Curated by Julia Stephenson, Head of Arts at National Glass Centre.'
Really happy to see my first Ceramic Review article published this month. Thank you Alex McErlain for interviewing me in Fireworks Clay Studios last year for this profile article. It describes my journey from jewellery to ceramics, how my practice has developed over the years and my plans for future projects.
3rd August - 3rd December
Coin weights shining under a rock in a river. Once nestled inside a woven glove. Placed in speed, the textile rots, is washed away. The metal remains. Held by gravity and the memory of a net. Waiting to be found. Given new contexts, new values, new stories, new meanings. What do we lose and what do we find over time as contexts shift and owners change.
‘Hoard’ actively explores our relationship with objects and how we read them as they knit together with our own personal experiences and narratives. These lost contexts and ambiguous groupings offer the potential for poetic forms to emerge.

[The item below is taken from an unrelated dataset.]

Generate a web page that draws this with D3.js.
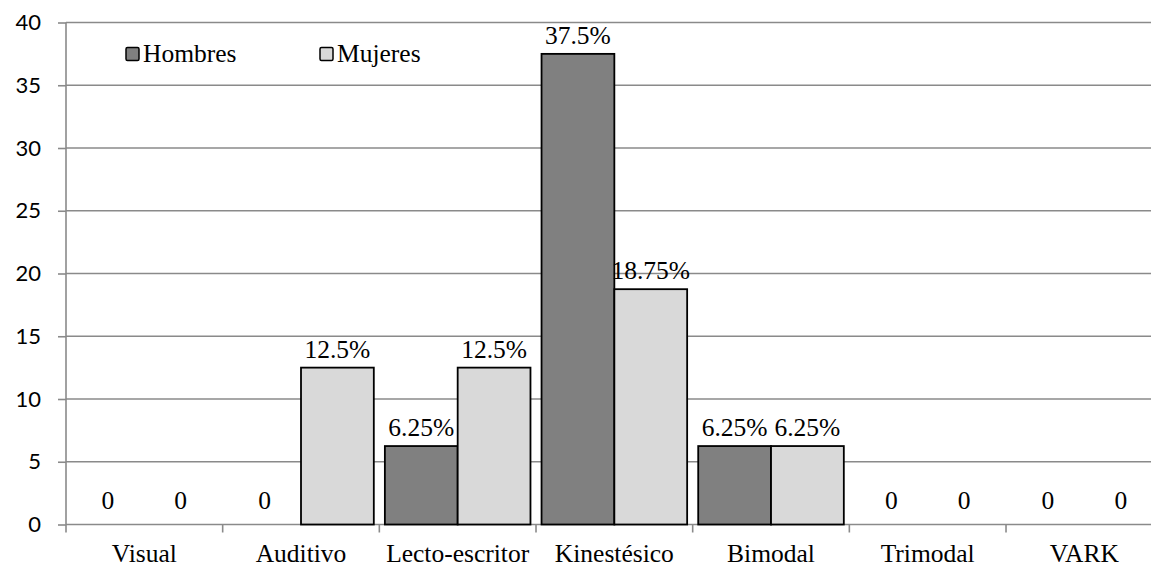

I'll be visiting the space throughout the exhibition period to re-group and re-assemble the forms, blending further elements and materials to offer a series of possible final readings.
Visitors are invited to create their own versions of these artefacts in the gallery space to add to an ever growing public hoard of offerings.
'Bringing together 17 practitioners from the fields of design, jewellery, ceramics, metalwork and sculpture Ambiguous Implements presents a collection of contemporary works that playfully reconsider the familiar objects of our day to day domestic life'.
This touring exhibition will open at Bl_nk Space Gallery, Roco on Thursday 6th July 2017 6–9pm, and continues until Saturday 15th July. Open Tuesday to Saturday 11am–6pm.